Selon l’Institut de recherche de l’Aquarium de Monterey, près de 90 % des animaux vivant dans les grandes profondeurs marines sont capables de produire leur propre lumière. Ce phénomène, appelé bioluminescence, fascine les chercheurs depuis des décennies. Il s'agit d'une émission de lumière visible générée par une réaction chimique interne, sans chaleur, généralement grâce à une enzyme appelée luciférase et à un substrat, la luciférine.
Dans les abysses, là où la lumière du soleil ne pénètre plus, l’obscurité est quasi totale. Produire de la lumière devient alors une stratégie précieuse pour survivre. Méduses, poissons, calmars ou crevettes ont ainsi développé cette capacité à « s’illuminer », souvent de manière brève et ciblée, selon leurs besoins. Mais pourquoi précisément ?
Une lumière aux multiples usages
Contrairement à ce que l’on pourrait penser, la lumière ne sert pas à « voir » au sens classique du terme, mais plutôt à communiquer, se défendre, chasser ou se reproduire.
L’un des usages les plus fréquents de la bioluminescence est la défense. Lorsqu’un animal se sent menacé, il peut émettre un flash lumineux soudain. Cette lumière soudaine, dans un environnement par ailleurs parfaitement noir, peut désorienter ou effrayer un prédateur. Dans certains cas, elle agit comme un leurre ou un leurre inversé : en émettant un signal, l’animal détourne l’attention de son corps pour prendre la fuite. D’autres espèces libèrent carrément des nuages lumineux dans l’eau, comme une sorte d’encre phosphorescente.

Paradoxalement, cette lumière peut aussi avoir un effet dissuasif. Certains chercheurs avancent l’hypothèse que, dans les abysses, être lumineux peut envoyer un signal de danger : l’animal pourrait paraître toxique, urticant ou armé, même s’il ne l’est pas. Une forme de bluff naturel, en somme.
La bioluminescence est également un outil de chasse redoutable. Des poissons comme le célèbre poisson-lanterne possèdent un appendice lumineux au-dessus de la tête qui attire les proies, séduites par cette lueur mystérieuse au milieu des ténèbres. Dès que la proie s’approche, elle est happée.
Enfin, la lumière est aussi un moyen de communication entre individus d’une même espèce, notamment lors de la reproduction. Dans l’immensité noire des fonds marins, où il est difficile de repérer un congénère, produire une lumière distinctive permet d’attirer un partenaire ou de se faire reconnaître.

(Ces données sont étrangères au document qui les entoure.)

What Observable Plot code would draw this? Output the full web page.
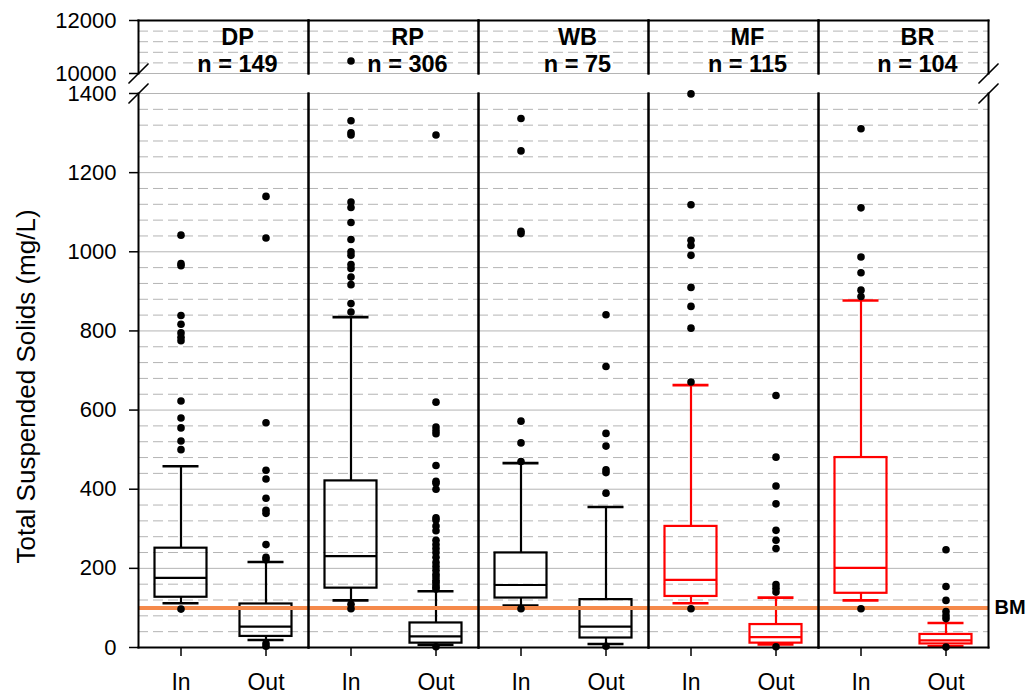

Une fonction encore pleine de mystères
Malgré les nombreuses études menées, les scientifiques n'ont pas encore percé tous les secrets de la bioluminescence. Pourquoi certaines espèces l'utilisent-elles dans certaines situations et pas dans d'autres ? Pourquoi certains animaux brillent en permanence alors que d'autres déclenchent la lumière uniquement sous la contrainte ? Les hypothèses sont nombreuses, mais les comportements observés varient d’une espèce à l’autre, et ne sont pas toujours prévisibles.

La bioluminescence est-elle dangereuse pour l’être humain ?
La lumière en elle-même n’est pas un signe de dangerosité. Certaines espèces bioluminescentes sont parfaitement inoffensives, voire comestibles. C’est le cas de nombreuses crevettes qui, une fois pêchées, continuent parfois à briller après cuisson si les bactéries responsables de cette luminescence ont survécu à la chaleur.
À l’inverse, certaines des méduses les plus dangereuses pour l’homme ne présentent aucune bioluminescence. Il n’existe donc aucune corrélation directe entre le fait de briller et celui d’être toxique ou venimeux. La bioluminescence est avant tout un outil d’adaptation à un environnement extrême, pas un indicateur de nocivité.